As shown, compared with the scheduling method with only robust scenarios, the proposed method improves economic benefits by 2.770% with a feasibility loss of 0.4%. Besides, the feasibility rate of the proposed method reaches 98.8%, which is acceptable for system operation. Compared with the scheduling method with only economic scenarios, the proposed method improves the feasibility rate by 29.8% with an economic loss of 0.674%.

In summary, the proposed method not only avoids the high failure risk of the method with only economic scenarios but also circumvents the high-cost issue of the method with only robust scenarios, truly realizing the balance of economy and robustness in scheduling and being more suitable for application in complex practical operations.

5. Conclusions

This paper discusses a GAN-and-Transformer-assisted scheduling approach for HMEMG to better balance economy and robustness and avoid the complex min-max structure in robust optimization. The proposed GAN-based scenario generation technology achieves effective simulation of uncertainties, and the proposed MAPE-Transformer-based scenario screening technology achieves effective screening of feasible scenarios and economic scenarios.

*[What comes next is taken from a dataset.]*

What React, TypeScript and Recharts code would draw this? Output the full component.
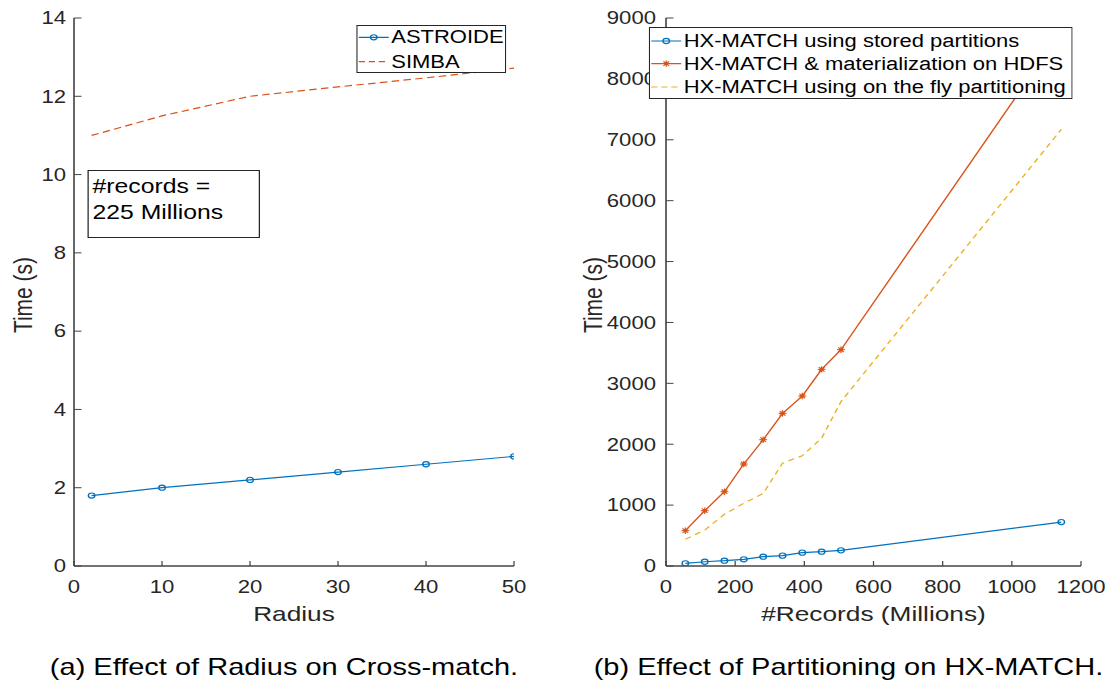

In the numerical test, by comparing with other economic and feasibility scenarios, the proposed scheduling method achieved a 29.8% feasibility improvement at the expense of 0.674% economic efficiency. Our future work will extend the framework to power and energy system optimization problems with transmission constraints and prove the theoretical feasibility of including scenarios. With the introduction of transmission constraints and the increase in scenario dimensions, subsequent research may face challenges related to model complexity and solution difficulty.